I understand that i) and iii) are true for superposition of poisson process. I think ii) is true intuitively (memoryless property?) but don't know how to formalize the argument.
Clarification. For two independent Poisson processes $M,N$ with same rate $\lambda$ their sum $M+N$ is a Poisson process with rate $2\lambda$.
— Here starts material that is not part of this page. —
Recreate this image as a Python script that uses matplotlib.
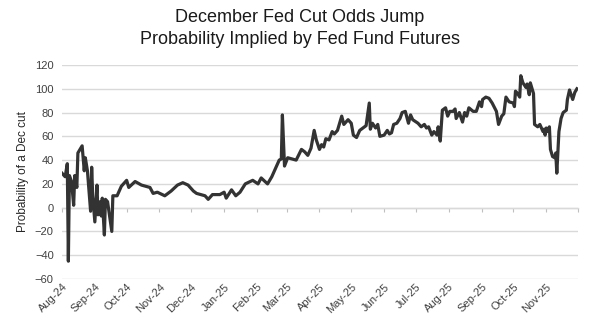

Proof. Use \begin{align} &2^a\lambda^a(t-s)^a=\Big(\lambda(t-s)+\lambda(t-s)\Big)^a=\sum_{n=0}^a{a\choose n}\lambda^n(t-s)^n\lambda^{a-n}(t-s)^{a-n}\\ &=a!\sum_{n=0}^a\frac{\lambda^n(t-s)^n}{n!}\frac{\lambda^{a-n}(t-s)^{a-n}}{(a-n)!}\,. \end{align} Now let $M$ and $N$ be two independent Poisson processes with the same rate $\lambda.$ Then \begin{align} &\mathbb P\Big\{M_t+N_t-M_s-N_s=a\Big\}=\sum_{n=0}^a\mathbb P\Big\{M_t-M_s=a-n\Big\}\,\mathbb P\Big\{N_t-N_s=n\Big\}\\ &=e^{-2\lambda(t-s)}\sum_{n=0}^a\frac{\lambda^{a-n}(t-s)^{a-n}}{(a-n)!}\frac{\lambda^n(t-s)^n}{n!} =e^{-2\lambda(t-s)}\frac{(2\lambda)^a(t-s)^a}{a!}\,. \end{align}
About property (ii). Since $M$ and $N$ are independent their sum trivially has independent increments.